In the study, the researchers dropped worms into these wells, then created slow waves that moved in a circle. The swimming exercises didn’t pose any harm to the worms, the team reports.
The researchers focused on two groups of C. elegans worms that scientists had genetically engineered to mimic human neurologic illnesses. One of these mutants, for example, has eight “dopaminergic” neurons (cells that produce dopamine, an important molecule in the body and brain), which degrade and even die off over the animal’s lifetime. Parkinson’s disease affects the same kind of cells in human brains.
Exercise, however, could slow that loss.
With a little trial and error, the group discovered that swimming for just 5 minutes once a day for two days reduced the degradation of neurons in C. elegans by 28%, on average.
“If they only swim for 2 minutes, it doesn’t work,” Xue said. “If you force them to swim for 10 minutes, it doesn’t work.”

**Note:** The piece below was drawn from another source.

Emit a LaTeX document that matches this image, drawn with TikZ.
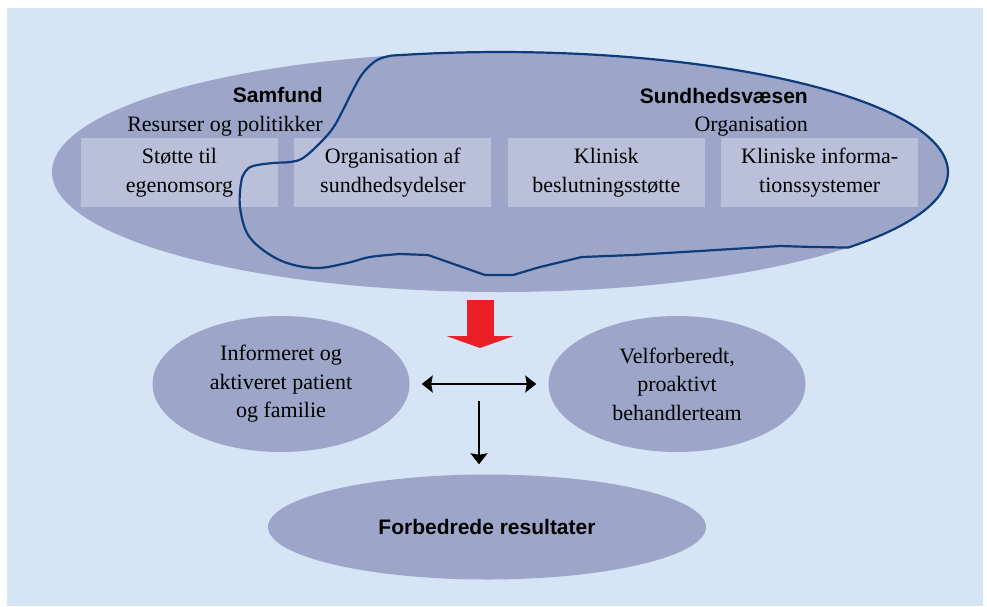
\documentclass[tikz,border=0pt]{standalone}
\usepackage{fontspec}
\setmainfont{Liberation Serif}
\newfontfamily\headfont{Liberation Sans}
\usetikzlibrary{shapes.geometric}
\usetikzlibrary{arrows.meta}
\usetikzlibrary{positioning}

\definecolor{bgblue}{HTML}{D5E5F5}
\definecolor{ovalblue}{HTML}{9DA6C8}
\definecolor{fieldblue}{HTML}{BBC0DA}
\definecolor{navy}{HTML}{0D3B7C}
\definecolor{arrowred}{HTML}{EB2027}

\begin{document}
\begin{tikzpicture}[x=1pt,y=-1pt,>={Stealth[length=11pt,width=17pt,inset=1.5pt]}]

\tikzset{oval/.style={ellipse,fill=ovalblue,inner sep=0pt,align=center,
  font=\fontsize{22}{28.5}\selectfont}}

\tikzset{field/.style={rectangle,fill=fieldblue,minimum width=197pt,
  minimum height=69pt,inner sep=0pt,align=center,font=\fontsize{22}{29.5}\selectfont}}

\tikzset{head/.style={inner sep=0pt,font=\headfont\bfseries\fontsize{21}{25}\selectfont}}
\tikzset{sub/.style={inner sep=0pt,font=\fontsize{22}{26}\selectfont}}

%background
\useasboundingbox (0,0) rectangle (987,606);
\fill[bgblue] (7,8) rectangle (983,606);

%big ellipse
\node[oval,minimum width=896pt,minimum height=240pt] (top) at (500,172) {};

%boxes
\node[field] (selfcare) at (179.5,172.5) {Støtte til\\egenomsorg};
\node[field,right=16pt of selfcare] (delivery) {Organisation af\\sundhedsydelser};
\node[field,right=16pt of delivery] (decision) {Klinisk\\beslutningsstøtte};
\node[field,right=16pt of decision] (infosys) {Kliniske informa-\\tionssystemer};

%health system outline
\draw[navy,line width=2.2pt,line join=round] (391.6,55.6)
  arc[start angle=-104,end angle=39,x radius=448,y radius=120]
  -- (813,247) -- (780,246) -- (700,251) -- (633,255) -- (582,257)
  -- (540,267) -- (513,275) -- (485,275) -- (428,255)
  -- plot[smooth,tension=0.6] coordinates {(400,254) (370,257) (347,263)
  (317,268) (287,263) (263,250) (247,233) (240,207) (241,183) (245,172)
  (253,166) (273,163) (290,162) (303,158) (320,143) (333,128) (343,110)
  (353,90) (363,73) (377,60) (391.6,55.6)};

%headings
\node[head,anchor=base east] (society) at (323,102) {Samfund};
\node[sub,anchor=base east] (resources) at (323,131) {Resurser og politikker};
\node[head,anchor=base east] (health) at (808,103) {Sundhedsvæsen};
\node[sub,anchor=base east] (organisation) at (808,131) {Organisation};

%lower ellipses
\node[oval,minimum width=257pt,minimum height=136pt] (patient) at (281,384)
  {Informeret og\\aktiveret patient\\og familie};
\node[oval,minimum width=257pt,minimum height=136pt] (team) at (677,384)
  {Velforberedt,\\proaktivt\\behandlerteam};
\node[oval,minimum width=438pt,minimum height=105pt,
  font=\headfont\bfseries\fontsize{21}{25}\selectfont] (result) at (487,527)
  {Forbedrede resultater};

\coordinate (hub) at (480,348);
\coordinate (split) at (479,401);

%red arrow
\draw[arrowred,line width=27pt,-{Triangle[length=12pt,width=67pt,line width=0pt]},
  shorten <=8pt] (top.south -| hub) -- (hub);

%arrows
\draw[<->,line width=2pt,shorten <=12pt,shorten >=12pt] (patient) -- (team);
\draw[->,line width=2pt,shorten >=10pt] (split) -- (split |- result.north);

\end{tikzpicture}
\end{document}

Xue isn’t sure why exercise seems to help the worms. It may come down to the chemical biproducts that animals make when they flex their muscles. For now, the researchers want to use their gym-on-a-chip to start looking for new drugs that might be able to treat the symptoms of Parkinson’s disease—all the benefits of exercise, without the exercise.
“For the first time, we have a platform to begin screening for drugs that could, for example, replace the beneficial effects of exercise,” Xue said. “That could be really good for elderly people or others who aren’t able to exercise.”
Co-authors of the new research include Apresio Kefin Fajrial, a graduate student in mechanical engineering at Boulder, and MCDB undergraduate student Nia Hammond.